▸ What this task involves
Give back exactly the lines from the start of the listing to the line containing "from matplotlib.lines import Line2D", inclusive, and nothing beyond them.

Stored items from a collection:
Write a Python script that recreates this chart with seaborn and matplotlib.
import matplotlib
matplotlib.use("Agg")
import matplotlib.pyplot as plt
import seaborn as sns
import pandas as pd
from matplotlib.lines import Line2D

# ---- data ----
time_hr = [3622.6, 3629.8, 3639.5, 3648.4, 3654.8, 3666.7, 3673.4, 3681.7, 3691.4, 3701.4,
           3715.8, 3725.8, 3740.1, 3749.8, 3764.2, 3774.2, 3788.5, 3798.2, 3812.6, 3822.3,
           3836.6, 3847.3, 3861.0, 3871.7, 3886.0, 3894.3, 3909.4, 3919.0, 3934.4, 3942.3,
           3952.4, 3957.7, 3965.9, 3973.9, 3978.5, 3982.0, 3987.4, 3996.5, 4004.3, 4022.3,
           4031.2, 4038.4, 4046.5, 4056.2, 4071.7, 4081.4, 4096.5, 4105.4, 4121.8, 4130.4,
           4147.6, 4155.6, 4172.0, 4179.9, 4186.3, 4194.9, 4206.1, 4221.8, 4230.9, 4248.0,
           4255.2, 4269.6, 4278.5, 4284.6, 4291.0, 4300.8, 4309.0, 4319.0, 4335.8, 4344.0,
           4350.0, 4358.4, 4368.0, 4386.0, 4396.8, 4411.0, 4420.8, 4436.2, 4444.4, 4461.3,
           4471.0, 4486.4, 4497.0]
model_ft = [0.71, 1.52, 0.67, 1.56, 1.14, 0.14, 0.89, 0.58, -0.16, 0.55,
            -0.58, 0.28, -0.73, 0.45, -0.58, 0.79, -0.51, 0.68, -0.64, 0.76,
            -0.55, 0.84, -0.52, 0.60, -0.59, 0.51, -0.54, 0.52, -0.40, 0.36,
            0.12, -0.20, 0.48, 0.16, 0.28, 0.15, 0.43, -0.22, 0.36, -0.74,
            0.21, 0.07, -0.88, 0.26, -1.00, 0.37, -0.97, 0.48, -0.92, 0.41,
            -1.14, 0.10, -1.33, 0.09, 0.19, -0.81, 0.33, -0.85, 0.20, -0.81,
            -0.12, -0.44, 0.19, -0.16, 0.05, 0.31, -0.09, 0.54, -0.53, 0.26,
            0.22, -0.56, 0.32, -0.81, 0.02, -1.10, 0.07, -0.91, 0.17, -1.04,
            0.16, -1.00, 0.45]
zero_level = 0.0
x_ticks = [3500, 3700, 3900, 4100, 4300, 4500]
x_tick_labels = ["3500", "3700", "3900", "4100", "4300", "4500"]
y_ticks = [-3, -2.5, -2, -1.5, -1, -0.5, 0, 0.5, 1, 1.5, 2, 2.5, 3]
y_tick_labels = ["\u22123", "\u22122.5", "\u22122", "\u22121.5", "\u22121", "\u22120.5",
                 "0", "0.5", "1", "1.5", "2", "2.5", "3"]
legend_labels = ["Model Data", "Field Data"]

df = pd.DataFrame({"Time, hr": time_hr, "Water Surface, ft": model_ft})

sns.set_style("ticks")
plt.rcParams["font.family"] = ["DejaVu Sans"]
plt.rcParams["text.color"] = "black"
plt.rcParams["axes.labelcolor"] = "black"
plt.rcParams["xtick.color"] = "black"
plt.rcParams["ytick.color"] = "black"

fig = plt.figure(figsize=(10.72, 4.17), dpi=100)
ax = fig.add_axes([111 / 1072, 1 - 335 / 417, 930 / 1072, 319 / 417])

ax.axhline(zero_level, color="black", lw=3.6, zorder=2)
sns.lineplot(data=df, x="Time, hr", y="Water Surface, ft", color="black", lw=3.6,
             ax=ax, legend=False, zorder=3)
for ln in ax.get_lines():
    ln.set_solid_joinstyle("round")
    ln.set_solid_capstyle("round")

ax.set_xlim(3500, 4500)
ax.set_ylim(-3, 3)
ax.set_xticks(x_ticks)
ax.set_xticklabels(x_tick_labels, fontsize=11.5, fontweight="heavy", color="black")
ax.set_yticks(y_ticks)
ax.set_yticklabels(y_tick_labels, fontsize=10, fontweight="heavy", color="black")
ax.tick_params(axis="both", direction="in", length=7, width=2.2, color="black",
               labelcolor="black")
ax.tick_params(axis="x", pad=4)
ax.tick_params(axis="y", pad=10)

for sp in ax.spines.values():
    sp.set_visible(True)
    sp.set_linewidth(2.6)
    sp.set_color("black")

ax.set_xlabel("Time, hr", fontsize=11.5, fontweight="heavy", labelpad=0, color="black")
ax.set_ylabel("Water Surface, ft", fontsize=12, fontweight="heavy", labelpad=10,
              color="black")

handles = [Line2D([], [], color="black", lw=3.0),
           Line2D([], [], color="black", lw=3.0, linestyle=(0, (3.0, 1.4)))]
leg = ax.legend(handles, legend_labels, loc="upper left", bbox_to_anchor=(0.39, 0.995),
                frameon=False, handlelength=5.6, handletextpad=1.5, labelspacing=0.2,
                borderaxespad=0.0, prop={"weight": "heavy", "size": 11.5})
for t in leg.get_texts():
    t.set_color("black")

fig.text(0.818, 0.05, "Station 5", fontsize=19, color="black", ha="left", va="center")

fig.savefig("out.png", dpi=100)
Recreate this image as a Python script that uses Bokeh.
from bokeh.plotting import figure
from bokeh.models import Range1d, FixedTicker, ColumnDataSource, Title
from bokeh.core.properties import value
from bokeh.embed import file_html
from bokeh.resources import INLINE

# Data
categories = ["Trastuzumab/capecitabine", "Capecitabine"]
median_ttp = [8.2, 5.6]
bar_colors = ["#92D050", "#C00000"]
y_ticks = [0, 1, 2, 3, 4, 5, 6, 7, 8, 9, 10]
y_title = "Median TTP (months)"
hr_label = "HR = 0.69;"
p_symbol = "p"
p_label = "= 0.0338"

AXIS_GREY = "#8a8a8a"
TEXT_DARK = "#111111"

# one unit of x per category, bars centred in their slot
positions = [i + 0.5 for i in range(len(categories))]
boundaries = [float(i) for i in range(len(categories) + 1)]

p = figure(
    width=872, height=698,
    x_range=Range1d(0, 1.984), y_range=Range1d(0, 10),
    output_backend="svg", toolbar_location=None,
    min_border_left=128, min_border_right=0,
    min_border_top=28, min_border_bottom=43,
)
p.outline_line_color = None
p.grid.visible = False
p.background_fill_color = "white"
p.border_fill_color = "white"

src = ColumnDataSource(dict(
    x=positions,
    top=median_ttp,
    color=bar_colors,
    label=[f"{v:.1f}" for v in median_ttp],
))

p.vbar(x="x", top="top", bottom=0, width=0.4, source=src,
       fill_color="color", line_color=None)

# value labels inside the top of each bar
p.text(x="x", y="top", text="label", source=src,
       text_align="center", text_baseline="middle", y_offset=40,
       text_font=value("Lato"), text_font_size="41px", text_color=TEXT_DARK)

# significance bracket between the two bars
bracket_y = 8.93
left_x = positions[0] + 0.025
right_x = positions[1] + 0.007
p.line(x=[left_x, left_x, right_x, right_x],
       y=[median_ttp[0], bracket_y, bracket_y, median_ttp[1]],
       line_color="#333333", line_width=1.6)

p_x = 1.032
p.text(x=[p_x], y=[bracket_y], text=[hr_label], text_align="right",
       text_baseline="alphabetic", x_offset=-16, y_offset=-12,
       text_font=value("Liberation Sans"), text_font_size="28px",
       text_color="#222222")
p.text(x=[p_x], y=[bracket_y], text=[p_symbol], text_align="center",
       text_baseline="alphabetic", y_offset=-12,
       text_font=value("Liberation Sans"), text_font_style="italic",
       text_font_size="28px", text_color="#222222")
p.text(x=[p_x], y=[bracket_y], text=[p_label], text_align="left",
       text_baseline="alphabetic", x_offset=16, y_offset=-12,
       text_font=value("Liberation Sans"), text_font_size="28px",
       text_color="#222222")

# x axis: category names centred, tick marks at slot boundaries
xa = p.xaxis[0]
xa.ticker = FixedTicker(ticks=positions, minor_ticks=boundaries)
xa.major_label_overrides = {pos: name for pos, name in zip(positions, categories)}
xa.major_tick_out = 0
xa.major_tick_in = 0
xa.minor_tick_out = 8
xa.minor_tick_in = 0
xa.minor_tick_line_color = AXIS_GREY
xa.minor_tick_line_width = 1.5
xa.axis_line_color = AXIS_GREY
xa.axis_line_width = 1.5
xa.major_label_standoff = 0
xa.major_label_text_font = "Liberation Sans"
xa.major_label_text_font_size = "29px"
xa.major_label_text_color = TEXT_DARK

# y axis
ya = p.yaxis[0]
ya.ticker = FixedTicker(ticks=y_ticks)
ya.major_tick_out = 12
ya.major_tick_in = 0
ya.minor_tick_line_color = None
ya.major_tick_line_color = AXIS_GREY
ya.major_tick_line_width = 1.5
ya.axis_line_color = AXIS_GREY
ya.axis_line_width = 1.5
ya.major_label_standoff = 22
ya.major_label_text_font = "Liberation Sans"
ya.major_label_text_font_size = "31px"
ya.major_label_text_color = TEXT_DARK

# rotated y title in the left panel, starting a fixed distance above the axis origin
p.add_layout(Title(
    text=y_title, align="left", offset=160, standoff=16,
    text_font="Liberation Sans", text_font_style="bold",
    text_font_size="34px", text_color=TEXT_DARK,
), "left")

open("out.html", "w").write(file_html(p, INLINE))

▸ Worked solution
Write a Python script that recreates this chart with seaborn and matplotlib.
import matplotlib
matplotlib.use("Agg")
import matplotlib.pyplot as plt
import seaborn as sns
import pandas as pd
from matplotlib.lines import Line2D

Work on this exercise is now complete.